» THE REQUEST: Pull out every line in the data that has the string "with" in it.
- - - - -
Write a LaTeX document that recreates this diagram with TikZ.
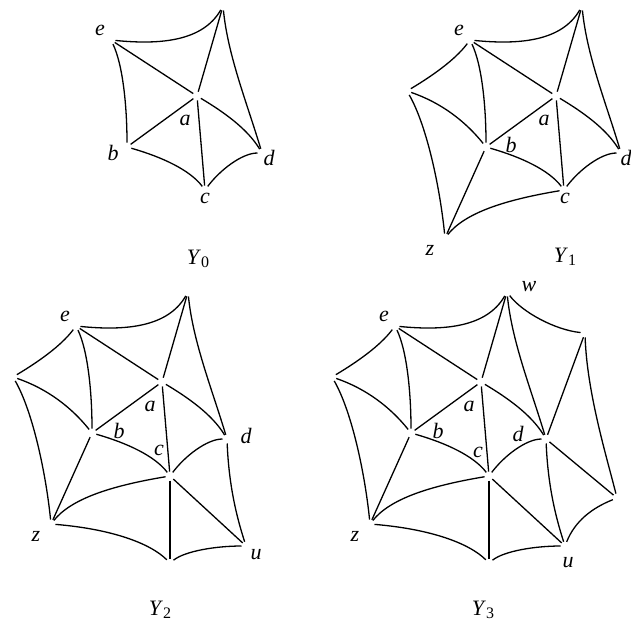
\documentclass[tikz,border=0pt]{standalone}
\usepackage{fontspec}
\setmainfont{Liberation Serif}
\usetikzlibrary{positioning}

% panel name with lowered subscript
\newcommand{\ysub}[1]{\textit{Y}\raisebox{-3pt}{\fontsize{16}{16}\selectfont #1}}

% vertices of the biggest complex (Y_1 frame, y points down)
\newcommand{\vertsY}{%
  \coordinate (T)  at (582,6);
  \coordinate (e)  at (470,40);
  \coordinate (a)  at (556,96);
  \coordinate (d)  at (621,153);
  \coordinate (b)  at (486,147);
  \coordinate (c)  at (564,190);
  \coordinate (L)  at (407,91);
  \coordinate (z)  at (445,238);
  \coordinate (u)  at (640,260);
  \coordinate (B)  at (564,277);
  \coordinate (R1) at (660,47);
  \coordinate (R2) at (692,212);
}
% star of a
\newcommand{\coreedges}{%
  \draw[cusp] (e) .. controls +(50,5) and +(-20,35) .. (T);
  \draw[cusp] (e) -- (a);
  \draw[cusp] (T) -- (a);
  \draw[cusp] (T) .. controls +(5,50) and +(-15,-50) .. (d);
  \draw[cusp] (a) .. controls +(25,15) and +(-15,-25) .. (d);
  \draw[cusp] (a) -- (c);
  \draw[cusp] (c) .. controls +(15,-20) and +(-20,0) .. (d);
  \draw[cusp] (e) .. controls +(12,25) and +(0,-40) .. (b);
  \draw[cusp] (a) -- (b);
  \draw[cusp] (b) .. controls +(35,10) and +(-15,-20) .. (c);
}
% star of b
\newcommand{\leftedges}{%
  \draw[cusp] (e) .. controls +(-15,20) and +(25,-15) .. (L);
  \draw[cusp] (L) .. controls +(35,12) and +(-20,-25) .. (b);
  \draw[cusp] (L) .. controls +(20,35) and +(-5,-50) .. (z);
  \draw[cusp] (b) -- (z);
  \draw[cusp] (z) .. controls +(20,-25) and +(-60,10) .. (c);
}
% star of c
\newcommand{\bottomedges}{%
  \draw[cusp] (d) .. controls +(2,50) and +(-8,-25) .. (u);
  \draw[cusp] (c) -- (u);
  \draw[cusp] (c) -- (B);
  \draw[cusp] (z) .. controls +(60,5) and +(-20,-20) .. (B);
  \draw[cusp] (B) .. controls +(15,-12) and +(-30,0) .. (u);
}
% star of d
\newcommand{\rightedges}{%
  \draw[cusp] (T) .. controls +(15,20) and +(-30,-3) .. (R1);
  \draw[cusp] (R1) -- (d);
  \draw[cusp] (R1) .. controls +(2,60) and +(-10,-40) .. (R2);
  \draw[cusp] (d) -- (R2);
  \draw[cusp] (u) .. controls +(10,-25) and +(-25,10) .. (R2);
}

\begin{document}
\begin{tikzpicture}[x=1pt, y=-1pt,
    cusp/.style={line width=1.3pt, shorten <=4.5pt, shorten >=4.5pt},
    lbl/.style={font=\fontsize{22}{26}\selectfont\itshape, inner sep=0pt},
    every node/.style={font=\fontsize{22}{26}\selectfont}]
  \useasboundingbox (0,0) rectangle (630,632);

  % Y_0
  \begin{scope}[shift={(-359,0)}, name prefix=p0-]
    \vertsY
    \coreedges
    \node[lbl] (le) at ([shift={(-11,-10)}]e) {e};
    \node[lbl] (la) at ([shift={(-12,24)}]a) {a};
    \node[lbl] (lb) at ([shift={(-14,6)}]b) {b};
    \node[lbl] (lc) at ([shift={(0,8)}]c) {c};
    \node[lbl] (ld) at ([shift={(7,5)}]d) {d};
  \end{scope}

  % Y_1
  \begin{scope}[name prefix=p1-]
    \vertsY
    \coreedges
    \leftedges
    \node[lbl] (le) at ([shift={(-11,-10)}]e) {e};
    \node[lbl] (la) at ([shift={(-12,24)}]a) {a};
    \node[lbl] (lb) at ([shift={(25,-2)}]b) {b};
    \node[lbl] (lc) at ([shift={(1,8)}]c) {c};
    \node[lbl] (ld) at ([shift={(5,5)}]d) {d};
    \node[lbl] (lz) at ([shift={(-15,12)}]z) {z};
  \end{scope}

  % Y_2
  \begin{scope}[shift={(-394,286)}, name prefix=p2-]
    \vertsY
    \coreedges
    \leftedges
    \bottomedges
    \node[lbl] (le) at ([shift={(-11,-10)}]e) {e};
    \node[lbl] (la) at ([shift={(-12,24)}]a) {a};
    \node[lbl] (lb) at ([shift={(27,-2)}]b) {b};
    \node[lbl] (lc) at ([shift={(-11,-26)}]c) {c};
    \node[lbl] (ld) at ([shift={(19,-3)}]d) {d};
    \node[lbl] (lz) at ([shift={(-15,12)}]z) {z};
    \node[lbl] (lu) at ([shift={(10,9)}]u) {u};
  \end{scope}

  % Y_3
  \begin{scope}[shift={(-75,286)}, name prefix=p3-]
    \vertsY
    \coreedges
    \leftedges
    \bottomedges
    \rightedges
    \node[lbl] (le) at ([shift={(-11,-10)}]e) {e};
    \node[lbl] (la) at ([shift={(-12,24)}]a) {a};
    \node[lbl] (lb) at ([shift={(27,-2)}]b) {b};
    \node[lbl] (lc) at ([shift={(-11,-24)}]c) {c};
    \node[lbl] (ld) at ([shift={(-28,-5)}]d) {d};
    \node[lbl] (lz) at ([shift={(-15,12)}]z) {z};
    \node[lbl] (lu) at ([shift={(3,17)}]u) {u};
    \node[lbl] (lw) at ([shift={(22,-5)}]T) {w};
  \end{scope}

  % panel names
  \node (y0) at (198,259) {\ysub{0}};
  \node (y1) at (565,257) {\ysub{1}};
  \node (y2) at (160,610) {\ysub{2}};
  \node (y3) at (483,610) {\ysub{3}};
\end{tikzpicture}
\end{document}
- - - - -
» SOLUTION TO THE PROBLEM:
Write a LaTeX document that recreates this diagram with TikZ.
% panel name with lowered subscript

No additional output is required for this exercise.